== WORK TO BE COMPLETED ==
Output all the data exactly. Pictures do not belong in the copy.

-*-*-

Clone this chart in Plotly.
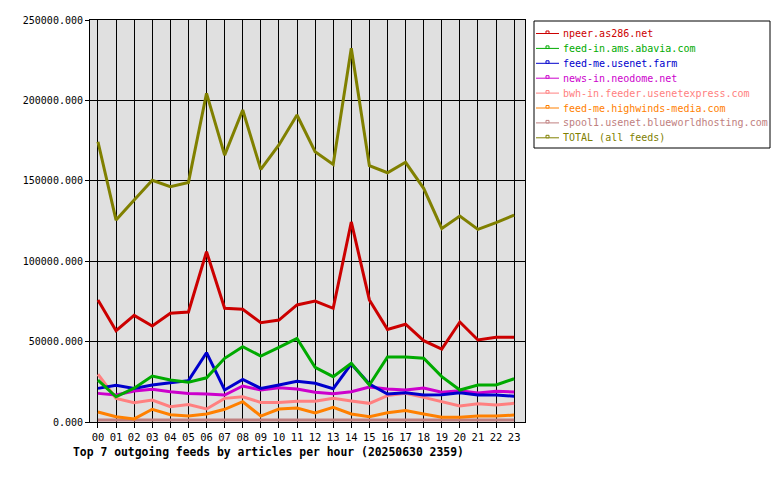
import plotly.graph_objects as go

hours = [f"{h:02d}" for h in range(24)]

names = [
    "npeer.as286.net",
    "feed-in.ams.abavia.com",
    "feed-me.usenet.farm",
    "news-in.neodome.net",
    "bwh-in.feeder.usenetexpress.com",
    "feed-me.highwinds-media.com",
    "spool1.usenet.blueworldhosting.com",
    "TOTAL (all feeds)",
]
colors = ["#cc0000", "#00aa00", "#0000cc", "#cc00cc", "#ff8080", "#ff8000", "#c08080", "#808000"]

npeer = [75900, 56800, 66300, 59700, 67600, 68400, 105900, 70700, 70100, 61800, 63400, 72800,
         75200, 70700, 124400, 75900, 57600, 60800, 50600, 45400, 62200, 51000, 52700, 52700]
abavia = [26100, 15700, 21000, 28600, 26100, 24700, 27500, 39600, 46800, 41000, 46400, 52000,
          34000, 28200, 36500, 23000, 40400, 40400, 39600, 28200, 19900, 23000, 23000, 26900]
usenet_farm = [20900, 22800, 20900, 23000, 24400, 25700, 43100, 19900, 26500, 20900, 23000, 25300,
               24100, 20700, 36100, 23600, 17400, 18200, 16800, 17000, 18200, 16800, 16800, 16000]
neodome = [17800, 16800, 19300, 20300, 18800, 17800, 17400, 16800, 22400, 19900, 21300, 20500,
           18500, 17600, 18800, 21800, 20500, 19900, 21100, 18500, 19500, 18000, 19100, 18700]
usenetexpress = [29700, 14700, 12000, 13700, 9500, 10800, 8100, 14700, 15700, 12200, 12200, 12900,
                 12900, 14700, 13100, 11600, 16400, 17800, 15300, 12700, 10000, 11400, 10600, 11600]
highwinds = [6200, 3300, 1900, 7900, 4500, 3700, 5000, 7900, 12600, 3700, 8100, 8700,
             5700, 9100, 5000, 3300, 5700, 7100, 5000, 2900, 2900, 3700, 3700, 4300]
blueworld = [1300, 1300, 1300, 1300, 1300, 1300, 1300, 1300, 1300, 1300, 1300, 1300,
             1300, 1300, 1300, 1500, 1300, 1300, 1300, 1300, 1300, 1300, 1300, 1300]
total = [174300, 125600, 138000, 150300, 146300, 149000, 204400, 166000, 194000, 157100, 172300, 190900,
         168100, 160200, 232400, 159400, 155000, 161500, 145300, 120400, 128100, 119800, 124000, 128700]

series = [npeer, abavia, usenet_farm, neodome, usenetexpress, highwinds, blueworld, total]
title_text = "Top 7 outgoing feeds by articles per hour (20250630 2359)"

W, H = 780, 480
ML, MR, MT, MB = 90, 255, 20, 58
PW, PH = W - ML - MR, H - MT - MB

def px(x):
    return (x - ML) / PW

def py(y):
    return (H - MB - y) / PH

mono = "DejaVu Sans Mono"

fig = go.Figure()
draw_order = [6, 5, 4, 3, 2, 1, 0, 7]
for i in draw_order:
    fig.add_trace(go.Scatter(x=hours, y=series[i], mode="lines", name=names[i],
                             line=dict(color=colors[i], width=3), showlegend=False,
                             hoverinfo="skip"))

# manual legend
shapes = [dict(type="rect", xref="paper", yref="paper", x0=px(534), x1=px(770), y0=py(148), y1=py(21),
               line=dict(color="black", width=1), fillcolor="white", layer="below")]
annotations = []
for k, (n, c) in enumerate(zip(names, colors)):
    yc = 33.5 + k * 14.9
    shapes.append(dict(type="line", xref="paper", yref="paper", x0=px(536), x1=px(559),
                       y0=py(yc), y1=py(yc), line=dict(color=c, width=1)))
    shapes.append(dict(type="rect", xref="paper", yref="paper", x0=px(546), x1=px(549),
                       y0=py(yc), y1=py(yc - 2.5), line=dict(color=c, width=1), fillcolor="white"))
    annotations.append(dict(text=n, xref="paper", yref="paper", x=px(561), y=py(yc),
                            xanchor="left", yanchor="middle", showarrow=False,
                            font=dict(family=mono, size=10, color=c)))

annotations.append(dict(text="<b>" + title_text + "</b>", xref="paper", yref="paper",
                        x=px(71), y=py(452), xanchor="left", yanchor="middle", showarrow=False,
                        font=dict(family=mono, size=11.4, color="black")))

fig.update_layout(
    width=W, height=H,
    margin=dict(l=ML, r=MR, t=MT, b=MB, pad=0),
    paper_bgcolor="white", plot_bgcolor="#e0e0e0",
    font=dict(family=mono, size=10, color="black"),
    showlegend=False,
    shapes=shapes, annotations=annotations,
)
fig.update_xaxes(type="category", range=[-0.44, 23.6], showgrid=True, gridcolor="black", gridwidth=1,
                 showline=True, linecolor="black", linewidth=1, mirror=True,
                 ticks="outside", ticklen=5, tickcolor="black", tickfont=dict(family=mono, size=10.5),
                 zeroline=False, fixedrange=True)
fig.update_yaxes(range=[0, 250000], dtick=50000, tickformat=".3f", showgrid=True, gridcolor="black",
                 gridwidth=1, showline=True, linecolor="black", linewidth=1, mirror=True,
                 ticks="outside", ticklen=4, tickcolor="black", tickfont=dict(family=mono, size=10),
                 zeroline=False, fixedrange=True)

fig.write_html("out.html")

-*-*-

== OUTPUT OF THE EXERCISE ==
Clone this chart in Plotly.
import plotly.graph_objects as go

hours = [f"{h:02d}" for h in range(24)]

names = [
    "npeer.as286.net",
    "feed-in.ams.abavia.com",
    "feed-me.usenet.farm",
    "news-in.neodome.net",
    "bwh-in.feeder.usenetexpress.com",
    "feed-me.highwinds-media.com",
    "spool1.usenet.blueworldhosting.com",
    "TOTAL (all feeds)",
]
colors = ["#cc0000", "#00aa00", "#0000cc", "#cc00cc", "#ff8080", "#ff8000", "#c08080", "#808000"]

npeer = [75900, 56800, 66300, 59700, 67600, 68400, 105900, 70700, 70100, 61800, 63400, 72800,
         75200, 70700, 124400, 75900, 57600, 60800, 50600, 45400, 62200, 51000, 52700, 52700]
abavia = [26100, 15700, 21000, 28600, 26100, 24700, 27500, 39600, 46800, 41000, 46400, 52000,
          34000, 28200, 36500, 23000, 40400, 40400, 39600, 28200, 19900, 23000, 23000, 26900]
usenet_farm = [20900, 22800, 20900, 23000, 24400, 25700, 43100, 19900, 26500, 20900, 23000, 25300,
               24100, 20700, 36100, 23600, 17400, 18200, 16800, 17000, 18200, 16800, 16800, 16000]
neodome = [17800, 16800, 19300, 20300, 18800, 17800, 17400, 16800, 22400, 19900, 21300, 20500,
           18500, 17600, 18800, 21800, 20500, 19900, 21100, 18500, 19500, 18000, 19100, 18700]
usenetexpress = [29700, 14700, 12000, 13700, 9500, 10800, 8100, 14700, 15700, 12200, 12200, 12900,
                 12900, 14700, 13100, 11600, 16400, 17800, 15300, 12700, 10000, 11400, 10600, 11600]
highwinds = [6200, 3300, 1900, 7900, 4500, 3700, 5000, 7900, 12600, 3700, 8100, 8700,
             5700, 9100, 5000, 3300, 5700, 7100, 5000, 2900, 2900, 3700, 3700, 4300]
blueworld = [1300, 1300, 1300, 1300, 1300, 1300, 1300, 1300, 1300, 1300, 1300, 1300,
             1300, 1300, 1300, 1500, 1300, 1300, 1300, 1300, 1300, 1300, 1300, 1300]
total = [174300, 125600, 138000, 150300, 146300, 149000, 204400, 166000, 194000, 157100, 172300, 190900,
         168100, 160200, 232400, 159400, 155000, 161500, 145300, 120400, 128100, 119800, 124000, 128700]

series = [npeer, abavia, usenet_farm, neodome, usenetexpress, highwinds, blueworld, total]
title_text = "Top 7 outgoing feeds by articles per hour (20250630 2359)"

W, H = 780, 480
ML, MR, MT, MB = 90, 255, 20, 58
PW, PH = W - ML - MR, H - MT - MB

def px(x):
    return (x - ML) / PW

def py(y):
    return (H - MB - y) / PH

mono = "DejaVu Sans Mono"

fig = go.Figure()
draw_order = [6, 5, 4, 3, 2, 1, 0, 7]
for i in draw_order:
    fig.add_trace(go.Scatter(x=hours, y=series[i], mode="lines", name=names[i],
                             line=dict(color=colors[i], width=3), showlegend=False,
                             hoverinfo="skip"))

# manual legend
shapes = [dict(type="rect", xref="paper", yref="paper", x0=px(534), x1=px(770), y0=py(148), y1=py(21),
               line=dict(color="black", width=1), fillcolor="white", layer="below")]
annotations = []
for k, (n, c) in enumerate(zip(names, colors)):
    yc = 33.5 + k * 14.9
    shapes.append(dict(type="line", xref="paper", yref="paper", x0=px(536), x1=px(559),
                       y0=py(yc), y1=py(yc), line=dict(color=c, width=1)))
    shapes.append(dict(type="rect", xref="paper", yref="paper", x0=px(546), x1=px(549),
                       y0=py(yc), y1=py(yc - 2.5), line=dict(color=c, width=1), fillcolor="white"))
    annotations.append(dict(text=n, xref="paper", yref="paper", x=px(561), y=py(yc),
                            xanchor="left", yanchor="middle", showarrow=False,
                            font=dict(family=mono, size=10, color=c)))

annotations.append(dict(text="<b>" + title_text + "</b>", xref="paper", yref="paper",
                        x=px(71), y=py(452), xanchor="left", yanchor="middle", showarrow=False,
                        font=dict(family=mono, size=11.4, color="black")))

fig.update_layout(
    width=W, height=H,
    margin=dict(l=ML, r=MR, t=MT, b=MB, pad=0),
    paper_bgcolor="white", plot_bgcolor="#e0e0e0",
    font=dict(family=mono, size=10, color="black"),
    showlegend=False,
    shapes=shapes, annotations=annotations,
)
fig.update_xaxes(type="category", range=[-0.44, 23.6], showgrid=True, gridcolor="black", gridwidth=1,
                 showline=True, linecolor="black", linewidth=1, mirror=True,
                 ticks="outside", ticklen=5, tickcolor="black", tickfont=dict(family=mono, size=10.5),
                 zeroline=False, fixedrange=True)
fig.update_yaxes(range=[0, 250000], dtick=50000, tickformat=".3f", showgrid=True, gridcolor="black",
                 gridwidth=1, showline=True, linecolor="black", linewidth=1, mirror=True,
                 ticks="outside", ticklen=4, tickcolor="black", tickfont=dict(family=mono, size=10),
                 zeroline=False, fixedrange=True)

fig.write_html("out.html")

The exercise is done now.